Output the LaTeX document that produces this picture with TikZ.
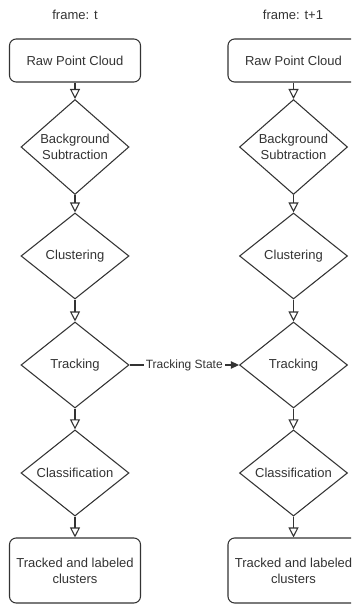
\documentclass[tikz,border=0pt]{standalone}
\usepackage{fontspec}
\setmainfont{Liberation Sans}
\usetikzlibrary{shapes.geometric,arrows.meta}

\begin{document}
\begin{tikzpicture}[x=0.75pt,y=-0.75pt,
  every node/.style={font=\fontsize{9.75}{12}\selectfont, text=black!80},
  endbox/.style={draw=black!80, line width=0.8pt, rounded corners=5pt, minimum width=98.25pt, align=center},
  decision/.style={draw=black!80, line width=0.8pt, diamond, minimum width=81pt, minimum height=64.5pt, inner sep=0pt, align=center},
  flow/.style={draw=black!80, line width=0.8pt, -{Triangle[open,width=7.5pt,length=7.5pt]}},
  pass/.style={draw=black!80, line width=0.8pt, -{Triangle[width=5.5pt,length=6pt]}}]
\path[use as bounding box] (0,0) rectangle (351,605);
\clip (0,0) rectangle (351,605);
\node (frameL) at (75,15) {frame: t};
\node (frameR) at (293,15) {frame: t+1};
\node[endbox, minimum height=32.25pt] (rawL) at (75,60.5) {Raw Point Cloud};
\node[decision] (bgL) at (75,147) {Background\\Subtraction};
\node[decision] (clusL) at (75,256) {Clustering};
\node[decision] (trackL) at (75,365) {Tracking};
\node[decision] (classL) at (75,473) {Classification};
\node[endbox, minimum height=48.75pt] (outL) at (75,570.5) {Tracked and labeled\\clusters};
\node[endbox, minimum height=32.25pt] (rawR) at (293.5,60.5) {Raw Point Cloud};
\node[decision] (bgR) at (293.5,147) {Background\\Subtraction};
\node[decision] (clusR) at (293.5,256) {Clustering};
\node[decision] (trackR) at (293.5,365) {Tracking};
\node[decision] (classR) at (293.5,473) {Classification};
\node[endbox, minimum height=48.75pt] (outR) at (293.5,570.5) {Tracked and labeled\\clusters};
\draw[flow] (rawL.south) -- (bgL.north);
\draw[flow] (bgL.south) -- (clusL.north);
\draw[flow] (clusL.south) -- (trackL.north);
\draw[flow] (trackL.south) -- (classL.north);
\draw[flow] (classL.south) -- (outL.north);
\draw[flow] (rawR.south) -- (bgR.north);
\draw[flow] (bgR.south) -- (clusR.north);
\draw[flow] (clusR.south) -- (trackR.north);
\draw[flow] (trackR.south) -- (classR.north);
\draw[flow] (classR.south) -- (outR.north);
\draw[pass] (trackL.east) -- node[fill=white, inner sep=1.5pt, font=\fontsize{9}{10}\selectfont] (state) {Tracking State} (trackR.west);
\end{tikzpicture}
\end{document}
::::::::
→ PROBLEM TO SOLVE:
Leave out the pictures and print every line of the data exactly.

→ RIGHT ANSWER:
Output the LaTeX document that produces this picture with TikZ.
\documentclass[tikz,border=0pt]{standalone}
\usepackage{fontspec}
\setmainfont{Liberation Sans}
\usetikzlibrary{shapes.geometric,arrows.meta}

\begin{document}
\begin{tikzpicture}[x=0.75pt,y=-0.75pt,
  every node/.style={font=\fontsize{9.75}{12}\selectfont, text=black!80},
  endbox/.style={draw=black!80, line width=0.8pt, rounded corners=5pt, minimum width=98.25pt, align=center},
  decision/.style={draw=black!80, line width=0.8pt, diamond, minimum width=81pt, minimum height=64.5pt, inner sep=0pt, align=center},
  flow/.style={draw=black!80, line width=0.8pt, -{Triangle[open,width=7.5pt,length=7.5pt]}},
  pass/.style={draw=black!80, line width=0.8pt, -{Triangle[width=5.5pt,length=6pt]}}]
\path[use as bounding box] (0,0) rectangle (351,605);
\clip (0,0) rectangle (351,605);
\node (frameL) at (75,15) {frame: t};
\node (frameR) at (293,15) {frame: t+1};
\node[endbox, minimum height=32.25pt] (rawL) at (75,60.5) {Raw Point Cloud};
\node[decision] (bgL) at (75,147) {Background\\Subtraction};
\node[decision] (clusL) at (75,256) {Clustering};
\node[decision] (trackL) at (75,365) {Tracking};
\node[decision] (classL) at (75,473) {Classification};
\node[endbox, minimum height=48.75pt] (outL) at (75,570.5) {Tracked and labeled\\clusters};
\node[endbox, minimum height=32.25pt] (rawR) at (293.5,60.5) {Raw Point Cloud};
\node[decision] (bgR) at (293.5,147) {Background\\Subtraction};
\node[decision] (clusR) at (293.5,256) {Clustering};
\node[decision] (trackR) at (293.5,365) {Tracking};
\node[decision] (classR) at (293.5,473) {Classification};
\node[endbox, minimum height=48.75pt] (outR) at (293.5,570.5) {Tracked and labeled\\clusters};
\draw[flow] (rawL.south) -- (bgL.north);
\draw[flow] (bgL.south) -- (clusL.north);
\draw[flow] (clusL.south) -- (trackL.north);
\draw[flow] (trackL.south) -- (classL.north);
\draw[flow] (classL.south) -- (outL.north);
\draw[flow] (rawR.south) -- (bgR.north);
\draw[flow] (bgR.south) -- (clusR.north);
\draw[flow] (clusR.south) -- (trackR.north);
\draw[flow] (trackR.south) -- (classR.north);
\draw[flow] (classR.south) -- (outR.north);
\draw[pass] (trackL.east) -- node[fill=white, inner sep=1.5pt, font=\fontsize{9}{10}\selectfont] (state) {Tracking State} (trackR.west);
\end{tikzpicture}
\end{document}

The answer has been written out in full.